復活されたイエスさまの弟子たちや婦人達への第一声は、「あなたたちに平安があるように」であり、次に「恐れることはない」(マタイ28:10)でした。

ヨハネは最初にイエス様が弟子たちに現われたときのことを記録します。「その日、すなわち、週の第一日目の夕方、弟子たちはユダヤ人を恐れて、戸を閉めていた。そこにイエスが来られて、弟子たちの中に立ち、「あなたたちに平安があるように」と言われた。そういって、両手とわき腹とを示されたので、弟子たちは主を見て喜んだ」(20:19)

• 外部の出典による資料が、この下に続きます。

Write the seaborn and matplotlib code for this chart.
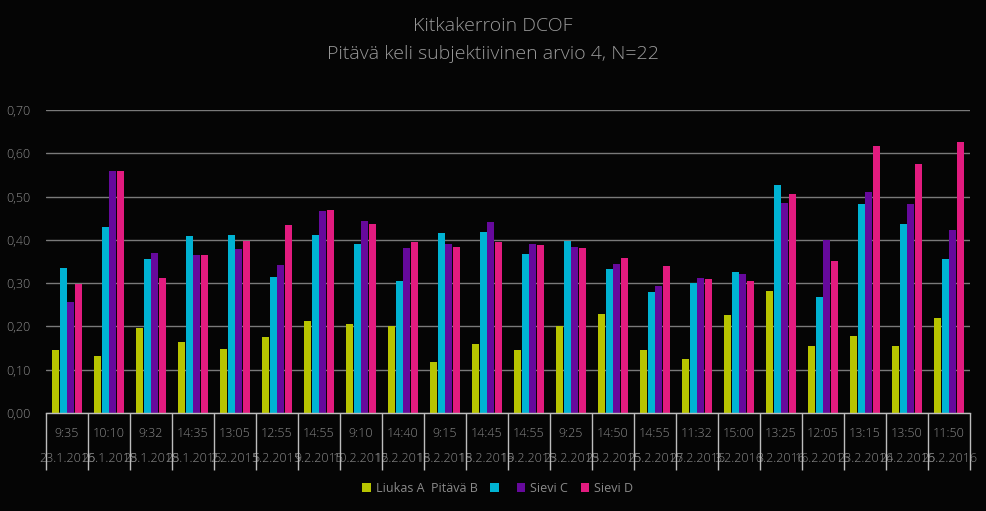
import matplotlib
matplotlib.use("Agg")
import matplotlib.pyplot as plt
import matplotlib.ticker as mticker
import seaborn as sns
import pandas as pd
import numpy as np

times = ["9:35", "10:10", "9:32", "14:35", "13:05", "12:55", "14:55", "9:10", "14:40", "9:15", "14:45",
         "14:55", "9:25", "14:50", "14:55", "11:32", "15:00", "13:25", "12:05", "13:15", "13:50", "11:50"]
dates = ["23.1.2015", "26.1.2015", "28.1.2015", "28.1.2015", "2.2.2015", "5.2.2015", "9.2.2015", "10.2.2015",
         "12.2.2015", "18.2.2015", "18.2.2015", "19.2.2015", "23.2.2015", "23.2.2015", "25.2.2015", "27.2.2015",
         "3.2.2016", "3.2.2016", "16.2.2016", "23.2.2016", "24.2.2016", "25.2.2016"]

series_names = ["Liukas A", "Pitävä B", "Sievi C", "Sievi D"]
legend_labels = ["Liukas A  Pitävä B", "", "Sievi C", "Sievi D"]

liukas_a = [0.145, 0.132, 0.196, 0.164, 0.149, 0.176, 0.212, 0.205, 0.200, 0.117, 0.160,
            0.145, 0.200, 0.229, 0.145, 0.125, 0.227, 0.282, 0.154, 0.178, 0.154, 0.219]
pitava_b = [0.334, 0.429, 0.356, 0.410, 0.411, 0.314, 0.411, 0.391, 0.305, 0.415, 0.418,
            0.367, 0.398, 0.332, 0.280, 0.300, 0.325, 0.527, 0.268, 0.482, 0.437, 0.355]
sievi_c = [0.256, 0.558, 0.370, 0.365, 0.379, 0.341, 0.466, 0.444, 0.381, 0.390, 0.441,
           0.390, 0.383, 0.344, 0.294, 0.313, 0.322, 0.486, 0.400, 0.510, 0.482, 0.422]
sievi_d = [0.297, 0.559, 0.311, 0.365, 0.398, 0.435, 0.468, 0.437, 0.395, 0.384, 0.394,
           0.388, 0.381, 0.358, 0.339, 0.310, 0.304, 0.505, 0.351, 0.617, 0.575, 0.625]

colors = ["#b7c400", "#00b3d3", "#66099c", "#e21b7f"]
yticks = [0.0, 0.1, 0.2, 0.3, 0.4, 0.5, 0.6, 0.7]

title = "Kitkakerroin DCOF\nPitävä keli subjektiivinen arvio 4, N=22"

cats = [f"{t}\n{d}" for t, d in zip(times, dates)]
values = [liukas_a, pitava_b, sievi_c, sievi_d]
rows = []
for name, vals in zip(series_names, values):
    for c, v in zip(cats, vals):
        rows.append({"cat": c, "series": name, "value": v})
df = pd.DataFrame(rows)

sns.set_theme(style="dark")
plt.rcParams["font.family"] = ["Open Sans", "DejaVu Sans"]
text_col = "#8a8a8a"
bg = "#050505"

fig = plt.figure(figsize=(9.86, 5.11), dpi=100, facecolor=bg)
ax = fig.add_axes([46 / 986, (511 - 413) / 511, (970 - 46) / 986, (413 - 110) / 511])
ax.set_facecolor(bg)

sns.barplot(data=df, x="cat", y="value", hue="series", order=cats, hue_order=series_names,
            palette=colors, width=0.74, gap=0.12, saturation=1, linewidth=0, edgecolor="none",
            ax=ax, legend=True)

ax.set_xlim(-0.5, len(cats) - 0.5)
ax.set_ylim(0, 0.70)
ax.yaxis.set_major_locator(mticker.FixedLocator(yticks))
ax.yaxis.set_major_formatter(mticker.FuncFormatter(lambda v, p: f"{v:.2f}".replace(".", ",")))
ax.grid(axis="y", color="#7a7a7a", linewidth=1.0)
ax.grid(axis="x", visible=False)
ax.set_axisbelow(True)
for s in ["top", "right", "left"]:
    ax.spines[s].set_visible(False)
ax.spines["bottom"].set_color("#bdbdbd")
ax.spines["bottom"].set_linewidth(1.0)

ax.set_xlabel("")
ax.set_ylabel("")
ax.tick_params(axis="y", length=0, pad=11, labelsize=9, labelcolor=text_col)
ax.tick_params(axis="x", which="major", bottom=False, length=0, pad=10, labelsize=9, labelcolor=text_col)
for lbl in ax.get_xticklabels():
    lbl.set_linespacing(2.25)
    lbl.set_fontweight("light")
for lbl in ax.get_yticklabels():
    lbl.set_fontweight("light")

ax.xaxis.set_minor_locator(mticker.FixedLocator(np.arange(-0.5, len(cats), 1.0)))
ax.tick_params(axis="x", which="minor", bottom=True, length=41, width=1.0, color="#bdbdbd",
               direction="out")

handles, _ = ax.get_legend_handles_labels()
if ax.get_legend() is not None:
    ax.get_legend().remove()
leg = fig.legend(handles, legend_labels, loc="center", bbox_to_anchor=(0.505, 0.045), ncol=4,
                 frameon=False, fontsize=9, handlelength=0.7, handleheight=0.7,
                 handletextpad=0.4, columnspacing=1.0, labelcolor=text_col)

fig.text(0.5, 0.922, title, ha="center", va="center", fontsize=14, color="#9a9a9a",
         fontweight="light", linespacing=1.7)

fig.savefig("out.png", dpi=100, facecolor=bg)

弟子たちは、肩を寄せ合いながら皆で集まり、ひっそりと息を殺していました。マリア・マグダレナやペトロとヨハネから「主は復活された」という「喜びのメッセ-ジ」を受けながら、信じることが出来ずに、恐れていたのです。その恐れはユダヤ人に対してだけでなく、ひょっとして「イエスさまにも対しても“恐れ”を持っていた」のではないでしょうか。生前も、イエスさまは何回も“受難・御死去・御復活”について触れ、弟子たちの心を準備されていたのに、カルワリオの丘には、かろうじてヨハネ・マリアさま・数人の婦人達がいたのでした。そのことをイエスさまはきっときつく咎められると弟子たちは考えたに違いないからです。

でもイエスさまは「あなた方に平和があるように」と言われました。この平和という言葉は、ヘブライ語では「シャロ-ム」と言います。ユダヤではごく日常的な、普通の挨拶です。でも日常生活の中で“神”の存在が浸透しているユダヤ社会では、神に結ばれた深い意味がその中にはあります。三省堂の「聖書思想辞典」では「人間が、日常生活で安寧を保ち、自然・自己・神と和合し生きている状態をも意味する。具体的には、祝福・休息・光栄・富・救い・命など一切を包含する概念である」と表現しています。これだけの内容を含む言葉を、復活されたイエスさまは、投げかけられたのです。弟子達はイエス様に心を閉ざしてしまったのに、イエスさまは両手とわき腹を開き「シャロ-ム」と呼びかけてこころも開いてくださったのです。だから「弟子たちは主を見て喜んだ」のです。